Future Technologies Colloquium Series


Scalable and High-Performance MPI Design for Very Large InfiniBand Clusters


Sayantan Sur
Department of Computer Science and Engineering The Ohio State University
May 10, 2007
10:00 AM

ORNL 5100-Auditorium

Host: Jeff Vetter (vetter@ornl.gov )


ABSTRACT:

The ever increasing demand for more computational power by parallel scientific applications coupled with advances in processing and interconnection technology is driving the size of commodity clusters up. The Message Passing Interface (MPI) is a popular programming model that is used by almost all parallel scientific applications. InfiniBand is a cluster interconnect which is based on open standards and is gaining widespread acceptance in the HPC community. As the commodity clusters are scaling up, MPI implementations over InfiniBand are expected to scale accordingly and pass on the benefits to end applications. MVAPICH is a popular implementation of MPI over InfiniBand which is used by several hundred top computing sites all around the world. In my talk, I will focus on several novel features of InfiniBand, namely Shared Receive Queues (SRQ), Remote Direct Memory Access Read (RDMA-Read), Selective Message Interrupts and Atomic operations. These novel features enable entirely new MPI designs.

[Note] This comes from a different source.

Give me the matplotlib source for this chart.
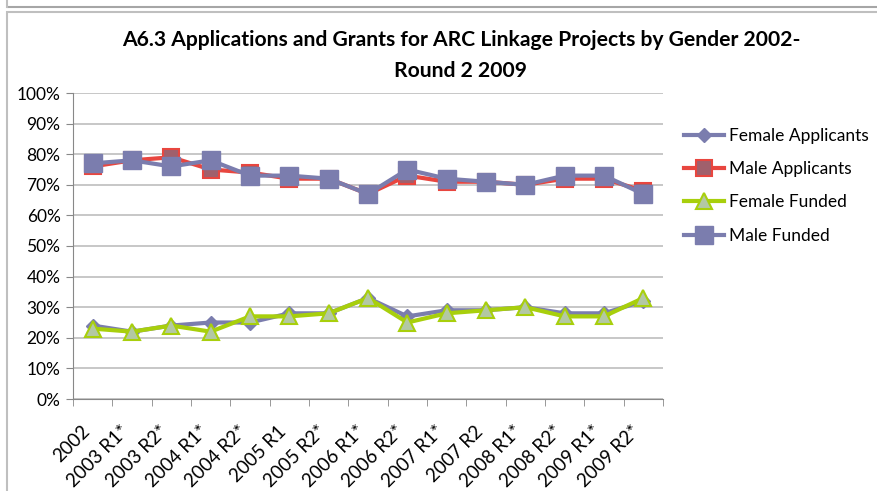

New messaging protocols and associated flow control mechanisms designed to leverage the SRQ feature in InfiniBand will be described in this talk. These new protocols enable an order-of-magnitude less resource consumption and offer the best performance on large-scale clusters. I will also describe protocol design which leverages RDMA-Read coupled with selective message interrupt feature to achieve nearly complete overlap of computation and communication. These designs can reduce MPI application wait time and improve overall application performance. Finally, this talk will describe current research being carried out in this direction and outline the challenges in designing programming models and architectures for next-generation parallel systems.


# # #